Et en ce qui concerne Frères des Hommes, nous nous trouvions au croisement d’intérêts des différents partenaires du projet. Notre intérêt final était le renforcement du mouvement paysan afin que celui-ci puisse devenir un interlocuteur important face aux gouvernements successifs. Ce n’est qu’en se rendant fort et solide que le mouvement allait acquérir une capacité de proposition et de défense des intérêts des paysans. La Vache mécanique a été un moyen pour arriver à cet objectif.

J’utilise cet exemple lorsqu’il est question de cadre logique, de résultats, de coopération au développement et de partenariat. Il permet d’aborder la question de l’objectif final d’une action et le croisement de différents intérêts et points de vue des partenaires impliqués. Une action a beaucoup plus de dimensions que ce qu’on voit d’un premier regard. Finalement, et au nom du développement, qu’est-ce qui devrait nous intéresser davantage ? Bien sûr que présenter un bon dossier et plaire aux financeurs et cofinanceurs sera toujours un objectif important pour nous. Et, en tant que bon élève de ceux qui nous financent, on peut avoir la tentation de juger la réussite d’une action par les effets immédiats qu’elle entraîne.
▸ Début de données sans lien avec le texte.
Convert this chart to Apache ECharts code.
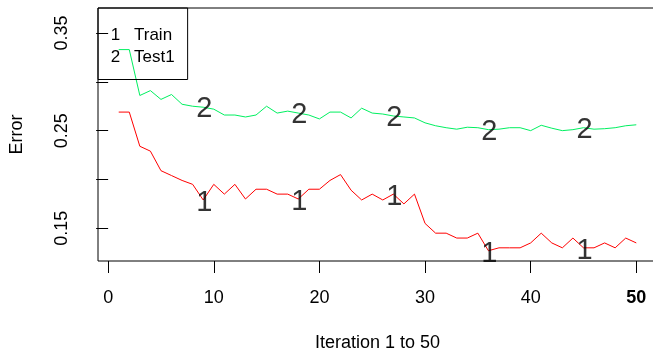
<!DOCTYPE html>
<html>
<head>
<meta charset="utf-8">
<script src="https://cdn.jsdelivr.net/npm/echarts@6/dist/echarts.min.js"></script>
<style>html,body{margin:0;padding:0;background:#fff}#c{width:653px;height:351px}</style>
</head>
<body>
<div id="c"></div>
<script>
var iterations = [];
for (var k = 1; k <= 50; k++) iterations.push(k);
var train = [0.269,0.269,0.234,0.229,0.209,0.204,0.199,0.195,0.179,0.195,
             0.185,0.195,0.180,0.190,0.190,0.185,0.185,0.180,0.190,0.190,
             0.199,0.205,0.189,0.179,0.185,0.179,0.185,0.175,0.185,0.155,
             0.145,0.145,0.140,0.140,0.145,0.127,0.130,0.130,0.130,0.135,
             0.145,0.135,0.130,0.140,0.130,0.130,0.135,0.130,0.140,0.135];
var test1 = [0.333,0.333,0.286,0.291,0.282,0.287,0.277,0.275,0.274,0.272,
             0.266,0.266,0.264,0.266,0.275,0.268,0.270,0.268,0.266,0.262,
             0.269,0.269,0.263,0.273,0.268,0.267,0.265,0.264,0.263,0.258,
             0.255,0.253,0.2515,0.2535,0.253,0.251,0.2515,0.253,0.253,0.250,
             0.2555,0.2525,0.250,0.251,0.253,0.2515,0.252,0.253,0.255,0.256];
var seriesNames = ['Train', 'Test1'];
var labelIter = [9, 18, 27, 36, 45];
var xTicks = [0, 10, 20, 30, 40, 50];
var yTicks = [0.15, 0.20, 0.25, 0.30, 0.35];
var yTickLabels = [0.15, 0.25, 0.35];

var FONT = 'Liberation Sans, Arial, Helvetica, sans-serif';
var FS = 18;
function pairs(arr) { return arr.map(function (v, i) { return [iterations[i], v]; }); }
function marks(arr) { return labelIter.map(function (it) { return [it, arr[it - 1]]; }); }

var chart = echarts.init(document.getElementById('c'), null, {renderer: 'canvas'});
chart.setOption({
  animation: false,
  backgroundColor: '#fff',
  grid: {left: 98, top: 8, width: 559, height: 253, show: true, borderColor: '#000', borderWidth: 1,
         backgroundColor: 'transparent', outerBoundsMode: 'none', containLabel: false},
  legend: {
    data: seriesNames, left: 98, top: 8, orient: 'vertical', icon: 'none', itemWidth: 0, itemHeight: 16,
    itemGap: 5.5, padding: [18.5, 13, 13.5, 2], borderColor: '#000', borderWidth: 1, selectedMode: false,
    backgroundColor: 'transparent',
    formatter: function (name) { return '{n|' + (seriesNames.indexOf(name) + 1) + '}{t|' + name + '}'; },
    textStyle: {fontFamily: FONT, fontSize: 17, color: '#000',
      rich: {n: {width: 21, align: 'center', fontSize: 17, fontFamily: FONT, color: '#000'},
             t: {padding: [0, 0, 0, 8], fontSize: 17, fontFamily: FONT, color: '#000'}}}
  },
  xAxis: {
    type: 'value', min: -0.96, max: 51.96,
    name: 'Iteration 1 to 50', nameLocation: 'middle', nameGap: 73,
    nameTextStyle: {fontFamily: FONT, fontSize: FS, color: '#000'},
    axisLine: {show: false}, splitLine: {show: false},
    axisTick: {show: true, length: 12, customValues: xTicks, lineStyle: {color: '#000', width: 1}},
    axisLabel: {customValues: xTicks, margin: 28, fontFamily: FONT, fontSize: FS, color: '#000',
      formatter: function (v) { return v === 50 ? '{b|50}' : String(v); },
      rich: {b: {fontWeight: 'bold', fontFamily: FONT, fontSize: FS, color: '#000'}}}
  },
  yAxis: {
    type: 'value', min: 0.1165, max: 0.3756,
    name: 'Error', nameLocation: 'middle', nameGap: 72,
    nameTextStyle: {fontFamily: FONT, fontSize: FS, color: '#000'},
    axisLine: {show: false}, splitLine: {show: false},
    axisTick: {show: true, length: 12, customValues: yTicks, lineStyle: {color: '#000', width: 1}},
    axisLabel: {customValues: yTickLabels, rotate: 90, margin: 27, fontFamily: FONT, fontSize: FS, color: '#000',
      formatter: function (v) { return v.toFixed(2); }}
  },
  series: [
    {name: 'Train', type: 'line', data: pairs(train), symbol: 'none', lineStyle: {color: '#ff0000', width: 1},
     itemStyle: {color: '#ff0000'}, silent: true},
    {name: 'Test1', type: 'line', data: pairs(test1), symbol: 'none', lineStyle: {color: '#00f060', width: 1},
     itemStyle: {color: '#00f060'}, silent: true},
    {name: 'm1', type: 'scatter', data: marks(train), symbolSize: 0, silent: true, z: 5,
     label: {show: true, position: 'inside', formatter: '1', fontFamily: FONT, fontSize: 29, color: '#000', offset: [1, 3]}},
    {name: 'm2', type: 'scatter', data: marks(test1), symbolSize: 0, silent: true, z: 5,
     label: {show: true, position: 'inside', formatter: '2', fontFamily: FONT, fontSize: 29, color: '#000', offset: [1, 2]}}
  ]
});
</script>
</body>
</html>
Mais le développement, la réussite d’un projet, dépendra largement de la prise en compte des objectifs à long terme, explicités ou pas par le partenaire local. Pour confirmer la réussite de l’action il faut pouvoir la revoir et la systématiser seulement quelques années après l’avoir mise en œuvre. Et, bien sûr, l’étudier dans un contexte où le partenaire local et les bénéficiaires constitueront le centre de notre intérêt car c’est sur eux que les changements opéreront pour le meilleur et pour le pire.